Flanner House, the Indianapolis charter school at the center of a cheating scandal, officially closes at the end of the school day today.
Mayor Greg Ballard’s office, which sponsored the school and conducted the initial investigation into allegations of cheating on the state ISTEP exam, said fewer than 20 students were still enrolled at the school at the start of the week. Most of the 176 children who were enrolled at the beginning of the school year transferred to other schools after the school’s board voted to close the school Aug. 20.
The Flanner House board last week voted 4-2 to reverse the decision to close, but the move was effectively symbolic as the enrollment had dropped beyond the point at which the school could viably operate.

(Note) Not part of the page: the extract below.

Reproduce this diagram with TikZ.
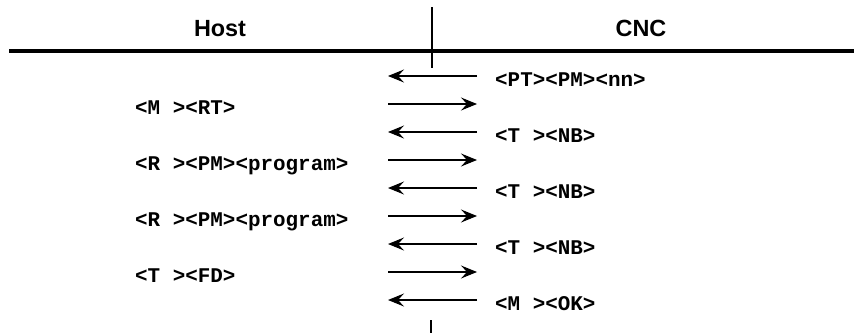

Deputy Mayor Jason Kloth said Flanner House school officials have worked with the city to help students find other schools.
“We’re working very collaboratively with them,” he said.
An investigation into the school’s ISTEP scores began last year after its passing rate made a huge 42 percentage point jump to 95 percent passing both English and math, besting even most of the top scoring suburban schools in the state’s wealthiest school districts.
Flanner House, with nearly all students coming from families that are poor enough to qualify for free or reduced-price lunch, had never seen more than 65 percent of its students pass ISTEP in more than 10 years of operation.
As Ballard’s office and state officials were investigating, the school’s latest scores showed nearly an identical change in its passing rate, but this time the scores fell dramatically. Just 56.5 percent of students passed both English and math on ISTEP this year, down 39 points.
Interviews with students and staff showed why, according to the investigators’ reports. Students told investigators they recognized the very same questions on ISTEP from practice tests they took to prepare for the exam. A teacher also reported finding evidence that students had written practice essays based on the same essay question they saw on ISTEP.
Still, when the plan to close was announced, there were protests from students, staff and parents, some of whom made homemade signs urging Ballard to save the school.